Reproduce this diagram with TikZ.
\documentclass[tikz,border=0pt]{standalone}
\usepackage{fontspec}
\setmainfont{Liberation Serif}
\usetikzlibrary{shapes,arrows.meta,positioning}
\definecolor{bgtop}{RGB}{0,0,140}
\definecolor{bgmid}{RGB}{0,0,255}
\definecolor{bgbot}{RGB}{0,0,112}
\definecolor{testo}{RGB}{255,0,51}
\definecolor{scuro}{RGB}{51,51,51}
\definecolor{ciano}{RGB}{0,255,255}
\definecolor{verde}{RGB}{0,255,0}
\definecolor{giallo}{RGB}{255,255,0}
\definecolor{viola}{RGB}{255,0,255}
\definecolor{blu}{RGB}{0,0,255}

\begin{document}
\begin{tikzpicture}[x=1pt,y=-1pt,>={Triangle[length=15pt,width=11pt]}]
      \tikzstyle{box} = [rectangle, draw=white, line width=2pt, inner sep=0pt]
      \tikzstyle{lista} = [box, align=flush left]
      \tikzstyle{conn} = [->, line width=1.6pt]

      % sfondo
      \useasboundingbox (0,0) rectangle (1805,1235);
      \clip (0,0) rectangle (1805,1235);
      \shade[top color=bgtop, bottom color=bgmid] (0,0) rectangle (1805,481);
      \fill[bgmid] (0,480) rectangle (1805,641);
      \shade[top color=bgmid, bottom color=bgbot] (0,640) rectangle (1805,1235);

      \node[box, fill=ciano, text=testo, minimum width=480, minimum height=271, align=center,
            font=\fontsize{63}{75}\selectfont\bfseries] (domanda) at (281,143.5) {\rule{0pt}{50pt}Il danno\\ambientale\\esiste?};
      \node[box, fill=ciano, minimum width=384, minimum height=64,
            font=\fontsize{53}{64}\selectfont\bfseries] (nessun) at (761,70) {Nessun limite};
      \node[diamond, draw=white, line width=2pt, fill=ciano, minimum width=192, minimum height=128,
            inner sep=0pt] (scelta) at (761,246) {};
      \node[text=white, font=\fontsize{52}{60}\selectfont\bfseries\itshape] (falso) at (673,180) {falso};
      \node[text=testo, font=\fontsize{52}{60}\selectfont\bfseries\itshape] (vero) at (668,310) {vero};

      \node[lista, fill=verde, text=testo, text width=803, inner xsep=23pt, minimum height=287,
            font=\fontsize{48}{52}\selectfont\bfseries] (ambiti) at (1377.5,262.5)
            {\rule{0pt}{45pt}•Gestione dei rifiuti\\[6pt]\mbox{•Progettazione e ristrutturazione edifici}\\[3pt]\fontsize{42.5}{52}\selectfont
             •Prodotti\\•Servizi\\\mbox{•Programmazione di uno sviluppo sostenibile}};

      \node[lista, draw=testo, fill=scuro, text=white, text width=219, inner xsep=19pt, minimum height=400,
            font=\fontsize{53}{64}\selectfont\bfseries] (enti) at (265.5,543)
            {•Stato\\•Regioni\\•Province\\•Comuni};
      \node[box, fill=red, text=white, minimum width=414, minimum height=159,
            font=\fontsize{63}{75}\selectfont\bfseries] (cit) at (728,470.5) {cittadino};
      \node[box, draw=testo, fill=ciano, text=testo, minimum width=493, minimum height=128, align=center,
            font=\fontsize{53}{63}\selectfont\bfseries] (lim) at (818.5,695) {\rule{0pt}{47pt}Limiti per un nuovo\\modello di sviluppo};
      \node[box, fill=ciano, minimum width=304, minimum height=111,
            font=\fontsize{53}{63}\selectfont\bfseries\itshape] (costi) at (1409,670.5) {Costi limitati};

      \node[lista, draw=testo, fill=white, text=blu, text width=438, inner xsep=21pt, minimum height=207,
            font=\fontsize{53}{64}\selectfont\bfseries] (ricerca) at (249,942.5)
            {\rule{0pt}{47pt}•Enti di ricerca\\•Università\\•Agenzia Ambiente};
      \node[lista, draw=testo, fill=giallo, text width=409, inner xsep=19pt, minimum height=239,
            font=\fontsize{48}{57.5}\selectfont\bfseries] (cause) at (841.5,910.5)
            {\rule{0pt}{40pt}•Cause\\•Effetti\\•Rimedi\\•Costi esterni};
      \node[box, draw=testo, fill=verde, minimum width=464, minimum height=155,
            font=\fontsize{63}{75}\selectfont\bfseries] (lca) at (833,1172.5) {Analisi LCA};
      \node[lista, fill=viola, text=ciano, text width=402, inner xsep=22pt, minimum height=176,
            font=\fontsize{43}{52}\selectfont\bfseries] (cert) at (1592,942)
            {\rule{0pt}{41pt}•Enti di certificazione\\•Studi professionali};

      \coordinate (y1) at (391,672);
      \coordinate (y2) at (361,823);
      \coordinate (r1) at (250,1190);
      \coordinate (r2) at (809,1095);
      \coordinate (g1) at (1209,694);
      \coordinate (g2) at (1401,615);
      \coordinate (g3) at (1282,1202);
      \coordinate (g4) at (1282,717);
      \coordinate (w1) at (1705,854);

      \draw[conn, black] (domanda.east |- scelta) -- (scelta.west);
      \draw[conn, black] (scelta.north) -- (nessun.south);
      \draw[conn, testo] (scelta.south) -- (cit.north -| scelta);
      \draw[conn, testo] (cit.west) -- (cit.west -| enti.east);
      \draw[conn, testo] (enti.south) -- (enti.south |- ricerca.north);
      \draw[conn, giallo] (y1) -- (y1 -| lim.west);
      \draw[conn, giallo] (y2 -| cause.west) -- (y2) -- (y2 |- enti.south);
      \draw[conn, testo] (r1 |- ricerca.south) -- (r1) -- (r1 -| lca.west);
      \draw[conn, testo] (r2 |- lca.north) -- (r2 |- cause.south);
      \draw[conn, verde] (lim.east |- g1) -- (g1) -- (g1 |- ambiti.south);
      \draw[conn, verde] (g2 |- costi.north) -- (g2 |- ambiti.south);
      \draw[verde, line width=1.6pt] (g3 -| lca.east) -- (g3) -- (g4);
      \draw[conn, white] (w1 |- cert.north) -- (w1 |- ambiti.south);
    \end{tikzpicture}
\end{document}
····················
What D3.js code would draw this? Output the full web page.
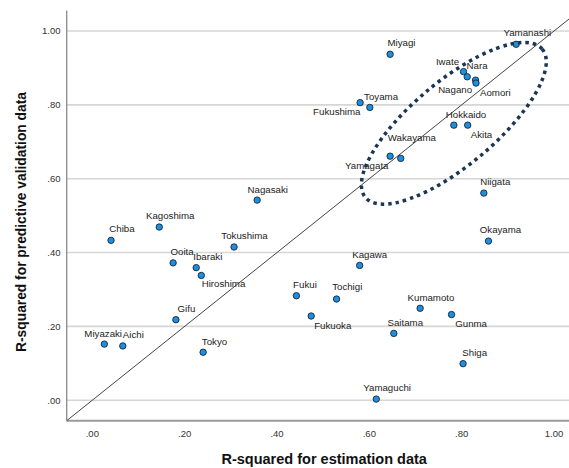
····················
Written task:
Begin at the line that has "Reproduce this diagram with TikZ."; stop after the line that has "di uno sviluppo". Copy every line in that span exactly.

Correct answer:
Reproduce this diagram with TikZ.
\documentclass[tikz,border=0pt]{standalone}
\usepackage{fontspec}
\setmainfont{Liberation Serif}
\usetikzlibrary{shapes,arrows.meta,positioning}
\definecolor{bgtop}{RGB}{0,0,140}
\definecolor{bgmid}{RGB}{0,0,255}
\definecolor{bgbot}{RGB}{0,0,112}
\definecolor{testo}{RGB}{255,0,51}
\definecolor{scuro}{RGB}{51,51,51}
\definecolor{ciano}{RGB}{0,255,255}
\definecolor{verde}{RGB}{0,255,0}
\definecolor{giallo}{RGB}{255,255,0}
\definecolor{viola}{RGB}{255,0,255}
\definecolor{blu}{RGB}{0,0,255}

\begin{document}
\begin{tikzpicture}[x=1pt,y=-1pt,>={Triangle[length=15pt,width=11pt]}]
      \tikzstyle{box} = [rectangle, draw=white, line width=2pt, inner sep=0pt]
      \tikzstyle{lista} = [box, align=flush left]
      \tikzstyle{conn} = [->, line width=1.6pt]

      % sfondo
      \useasboundingbox (0,0) rectangle (1805,1235);
      \clip (0,0) rectangle (1805,1235);
      \shade[top color=bgtop, bottom color=bgmid] (0,0) rectangle (1805,481);
      \fill[bgmid] (0,480) rectangle (1805,641);
      \shade[top color=bgmid, bottom color=bgbot] (0,640) rectangle (1805,1235);

      \node[box, fill=ciano, text=testo, minimum width=480, minimum height=271, align=center,
            font=\fontsize{63}{75}\selectfont\bfseries] (domanda) at (281,143.5) {\rule{0pt}{50pt}Il danno\\ambientale\\esiste?};
      \node[box, fill=ciano, minimum width=384, minimum height=64,
            font=\fontsize{53}{64}\selectfont\bfseries] (nessun) at (761,70) {Nessun limite};
      \node[diamond, draw=white, line width=2pt, fill=ciano, minimum width=192, minimum height=128,
            inner sep=0pt] (scelta) at (761,246) {};
      \node[text=white, font=\fontsize{52}{60}\selectfont\bfseries\itshape] (falso) at (673,180) {falso};
      \node[text=testo, font=\fontsize{52}{60}\selectfont\bfseries\itshape] (vero) at (668,310) {vero};

      \node[lista, fill=verde, text=testo, text width=803, inner xsep=23pt, minimum height=287,
            font=\fontsize{48}{52}\selectfont\bfseries] (ambiti) at (1377.5,262.5)
            {\rule{0pt}{45pt}•Gestione dei rifiuti\\[6pt]\mbox{•Progettazione e ristrutturazione edifici}\\[3pt]\fontsize{42.5}{52}\selectfont
             •Prodotti\\•Servizi\\\mbox{•Programmazione di uno sviluppo sostenibile}};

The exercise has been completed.